* [Stated goal]
Carry none of the pictures over; write out the complete data exactly.
= = = = = = =
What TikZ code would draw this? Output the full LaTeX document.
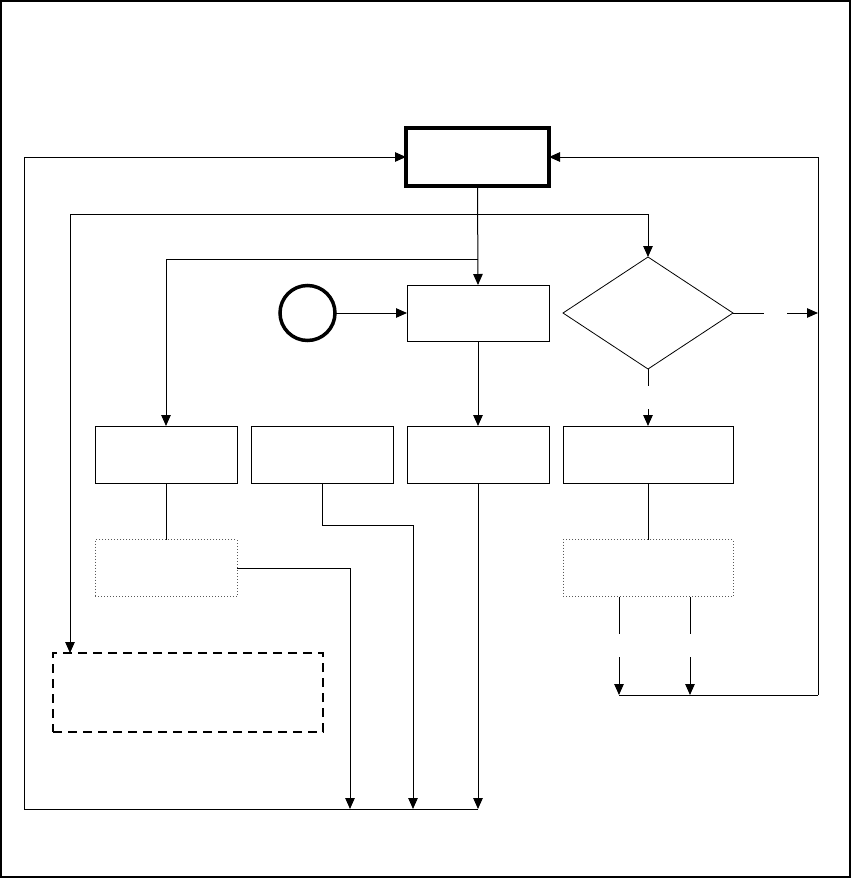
\documentclass[tikz,border=0pt]{standalone}
\usetikzlibrary{arrows.meta,shapes.geometric}
\begin{document}
\begin{tikzpicture}[x=1pt,y=-1pt,
  ln/.style={line width=1pt,black},
  arr/.style={ln,-{Triangle[length=11pt,width=9.5pt]}},
  boxstyle/.style={draw,line width=1pt,inner sep=0pt,outer sep=0pt,minimum width=142pt,minimum height=57pt},
  wideboxstyle/.style={boxstyle,minimum width=170pt},
  dotbox/.style={draw=gray!70!black,dotted,line width=1pt,inner sep=0pt,outer sep=0pt,minimum width=142pt,minimum height=57pt},
  dashbox/.style={draw,dash pattern=on 9pt off 6pt,line width=1.6pt,inner sep=0pt,outer sep=0pt,minimum width=270pt,minimum height=79pt},
  startbox/.style={draw,line width=3.5pt,inner sep=0pt,outer sep=0pt,minimum width=143pt,minimum height=58pt},
  circ/.style={draw,circle,line width=3.5pt,inner sep=0pt,outer sep=0pt,minimum size=55pt},
  dia/.style={draw,diamond,line width=0.8pt,inner sep=0pt,outer sep=0pt,minimum width=170pt,minimum height=112pt}]
\useasboundingbox (0,0) rectangle (852,879);
\draw[line width=1.4pt] (1,1) rectangle (850,877);

\node[startbox] (top) at (477.5,157) {};
\node[boxstyle,minimum height=56pt] (proc) at (478,313) {};
\node[circ] (start) at (307.5,313) {};
\node[dia] (dec) at (648,313) {};
\node[boxstyle] (b1) at (166,454.5) {};
\node[boxstyle] (b2) at (322,454.5) {};
\node[boxstyle] (b3) at (478,454.5) {};
\node[wideboxstyle] (b4) at (648,454.5) {};
\node[dotbox] (d1) at (166,568) {};
\node[dotbox,minimum width=170pt] (d2) at (648,568) {};
\node[dashbox] (db) at (188,692.5) {};

\coordinate (j1) at (478,214);
\coordinate (j2) at (478,259);

% main flow
\draw[arr] (top.south) -- (proc.north);
\draw[arr] (j1) -| (dec.north);
\draw[arr] (j1) -| ([xshift=17pt]db.north west);
\draw[arr] (j2) -| (b1.north);
\draw[arr] (start.east) -- (proc.west);
\draw[arr] (proc.south) -- (b3.north);

% decision outputs (broken)
\coordinate (dbA) at (648,386);
\coordinate (dbB) at (648,409);
\draw[ln] (dec.south) -- (dbA);
\draw[arr] (dbB) -- (b4.north);
\coordinate (drA) at (764,313);
\coordinate (drB) at (787,313);
\draw[ln] (dec.east) -- (drA);
\draw[arr] (drB) -- (818,313);

% right loop
\coordinate (rb) at (818,695);
\draw[arr] (rb) -- (818,157) -- (top.east);
\draw[ln] (619,695) -- (rb);
\draw[ln] (619,596.5) -- (619,634);
\draw[arr] (619,657) -- (619,695);
\draw[ln] (690,596.5) -- (690,634);
\draw[arr] (690,657) -- (690,695);

% lower branches
\draw[ln] (b1.south) -- (d1.north);
\draw[ln] (b4.south) -- (d2.north);
\coordinate (bl) at (478,809);
\draw[arr] (d1.east) -- (350,568) -- (350,809);
\draw[arr] (b2.south) -- (322,525) -- (413,525) -- (413,809);
\draw[arr] (b3.south) -- (bl);

% left loop
\draw[arr] (bl) -- (24,809) -- (24,157) -- (top.west);
\end{tikzpicture}
\end{document}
= = = = = = =
* [Response to this exercise]
What TikZ code would draw this? Output the full LaTeX document.
\documentclass[tikz,border=0pt]{standalone}
\usetikzlibrary{arrows.meta,shapes.geometric}
\begin{document}
\begin{tikzpicture}[x=1pt,y=-1pt,
  ln/.style={line width=1pt,black},
  arr/.style={ln,-{Triangle[length=11pt,width=9.5pt]}},
  boxstyle/.style={draw,line width=1pt,inner sep=0pt,outer sep=0pt,minimum width=142pt,minimum height=57pt},
  wideboxstyle/.style={boxstyle,minimum width=170pt},
  dotbox/.style={draw=gray!70!black,dotted,line width=1pt,inner sep=0pt,outer sep=0pt,minimum width=142pt,minimum height=57pt},
  dashbox/.style={draw,dash pattern=on 9pt off 6pt,line width=1.6pt,inner sep=0pt,outer sep=0pt,minimum width=270pt,minimum height=79pt},
  startbox/.style={draw,line width=3.5pt,inner sep=0pt,outer sep=0pt,minimum width=143pt,minimum height=58pt},
  circ/.style={draw,circle,line width=3.5pt,inner sep=0pt,outer sep=0pt,minimum size=55pt},
  dia/.style={draw,diamond,line width=0.8pt,inner sep=0pt,outer sep=0pt,minimum width=170pt,minimum height=112pt}]
\useasboundingbox (0,0) rectangle (852,879);
\draw[line width=1.4pt] (1,1) rectangle (850,877);

\node[startbox] (top) at (477.5,157) {};
\node[boxstyle,minimum height=56pt] (proc) at (478,313) {};
\node[circ] (start) at (307.5,313) {};
\node[dia] (dec) at (648,313) {};
\node[boxstyle] (b1) at (166,454.5) {};
\node[boxstyle] (b2) at (322,454.5) {};
\node[boxstyle] (b3) at (478,454.5) {};
\node[wideboxstyle] (b4) at (648,454.5) {};
\node[dotbox] (d1) at (166,568) {};
\node[dotbox,minimum width=170pt] (d2) at (648,568) {};
\node[dashbox] (db) at (188,692.5) {};

\coordinate (j1) at (478,214);
\coordinate (j2) at (478,259);

% main flow
\draw[arr] (top.south) -- (proc.north);
\draw[arr] (j1) -| (dec.north);
\draw[arr] (j1) -| ([xshift=17pt]db.north west);
\draw[arr] (j2) -| (b1.north);
\draw[arr] (start.east) -- (proc.west);
\draw[arr] (proc.south) -- (b3.north);

% decision outputs (broken)
\coordinate (dbA) at (648,386);
\coordinate (dbB) at (648,409);
\draw[ln] (dec.south) -- (dbA);
\draw[arr] (dbB) -- (b4.north);
\coordinate (drA) at (764,313);
\coordinate (drB) at (787,313);
\draw[ln] (dec.east) -- (drA);
\draw[arr] (drB) -- (818,313);

% right loop
\coordinate (rb) at (818,695);
\draw[arr] (rb) -- (818,157) -- (top.east);
\draw[ln] (619,695) -- (rb);
\draw[ln] (619,596.5) -- (619,634);
\draw[arr] (619,657) -- (619,695);
\draw[ln] (690,596.5) -- (690,634);
\draw[arr] (690,657) -- (690,695);

% lower branches
\draw[ln] (b1.south) -- (d1.north);
\draw[ln] (b4.south) -- (d2.north);
\coordinate (bl) at (478,809);
\draw[arr] (d1.east) -- (350,568) -- (350,809);
\draw[arr] (b2.south) -- (322,525) -- (413,525) -- (413,809);
\draw[arr] (b3.south) -- (bl);

% left loop
\draw[arr] (bl) -- (24,809) -- (24,157) -- (top.west);
\end{tikzpicture}
\end{document}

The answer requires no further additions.